The Johnnie Walker whiskey maker and Guinness beer brewer said its 27.41 pence interim payout will go ahead as planned. The second phase of a USD4.5 billion three-year shareholder returns programme will not, however. Diageo back in July of last year said it planned to distribute up to GBP4.5 billion over a three-year period. So far, it has returned GBP1.25 billion as part of that scheme.

Turning to recent trading, Diageo said it has noticed a "very slow" recovery at on-trade channels, so restaurants and bars, in mainland China, as Covid-19 lockdown curbs ease. In both Europe and North America, Diageo noted a pick-up in sales in retail stores over recent weeks, though added it is uncertain whether this trend will continue.

The pound was quoted at USD1.2455 at the London equities close, up sharply from USD1.2390 at the close Wednesday, as the greenback tanked following two straight weeks of jobless claims in the millions.

US initial jobs claims stayed at a historically elevated level in the week ended April 4, though edged down from the week before, the Department of Labor showed on Thursday.

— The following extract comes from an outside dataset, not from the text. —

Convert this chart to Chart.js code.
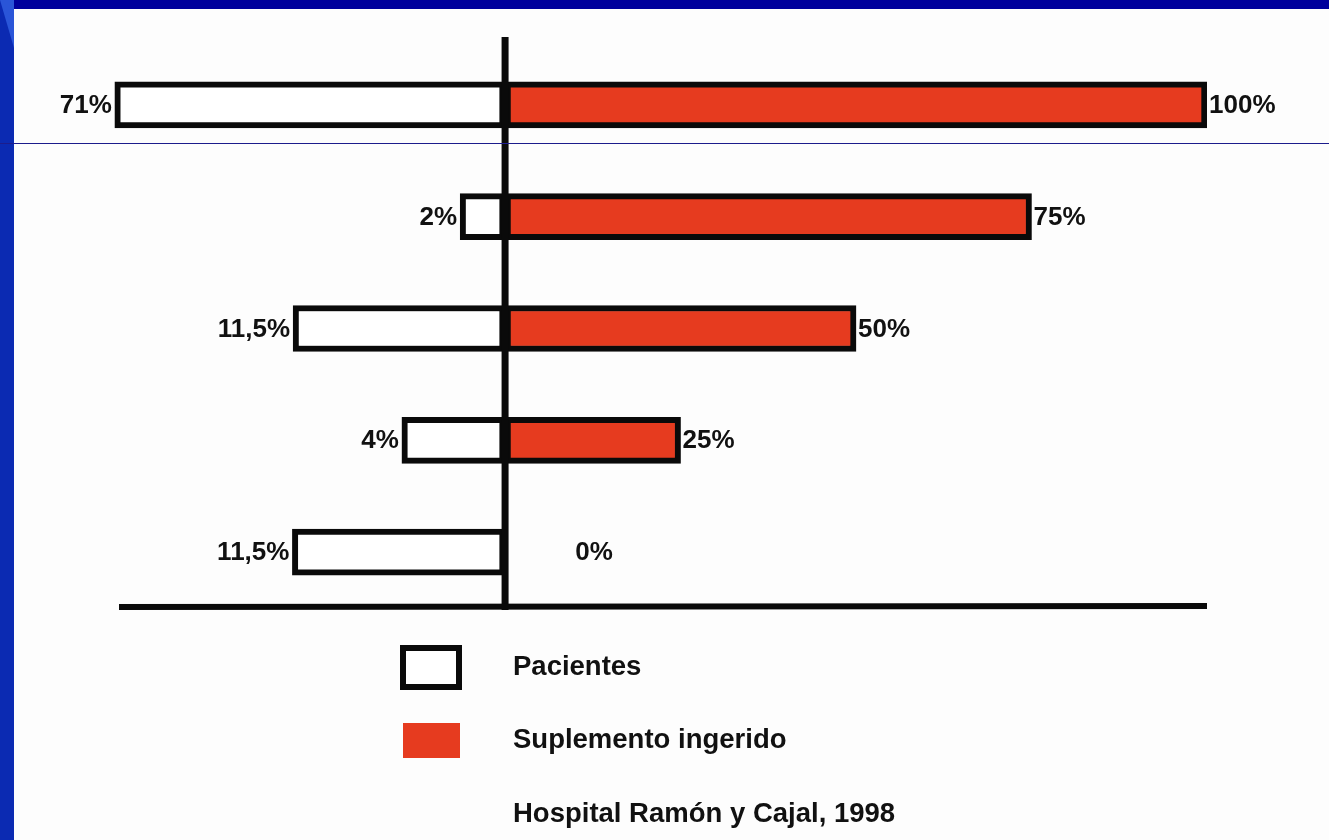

Seasonally adjusted initial claims were 6.61 million for the week to April 4, down 261,000 from the previous week's revised level. Consensus estimates had seen the latest reading much lower at 5.25 million.

The previous week, which had marked a record high for the series, was revised upwards by 219,000 to 6.87 million from 6.65 million.

Sterling recovered from an intraday low of USD1.2358 reached in early trade after data showed the UK economy contracted in February even before the Covid-19 situation intensified in Europe.

For the month of February, gross domestic product fell by 0.1% month-on-month, missing expectations and reversing a 0.1% rise in January, data from the Office for National Statistics showed. Consensus had seen February's growth rate matching that of January.

The euro stood at USD1.0942 at the European equities close, up from USD1.0869 late Wednesday.

Meanwhile, European Central Bank President Christine Lagarde said it was vital the ministers hatch a plan big enough to meet the challenge, warning: "If not all countries are cured, the others will suffer."

European companies are also suffering under a public lockdown, which health experts say is vital to slow the virus' spread but has effectively frozen economic life.

Against the yen, the dollar was trading at JPY108.50, down from JPY108.80 late Wednesday.

Brent oil was quoted at USD33.18 a barrel at the London equities close, higher than from USD31.56 at the close on Wednesday, as a virtual meeting between OPEC and their allies to discuss production cuts gets underway.

Investors were hopeful Saudi Arabia and Russia could reach a new deal to cut oil output drastically in response to a collapse in global demand from the coronavirus.

"As the OPEC + virtual meeting kicks off, oil prices extended their gains after reports that Russia and Saudi Arabia have reached a deal on deep oil cuts and that OPEC ++ are talking about cuts as large as 20 million barrels per day. As is with every OPEC meeting, many plot twists are to be expected. It is clear no one wants to be short going into this meeting, but they might be ready to fade any major rally," said OANDA market analyst Edward Moya.

Gold was quoted at USD1,677.77 an ounce at the close, up from USD1,650.50 late Wednesday.

The economic events calendar on Friday has China inflation readings overnight.

Financial markets in the UK will be closed on Friday and will reopen on Tuesday in observance of the Easter holiday.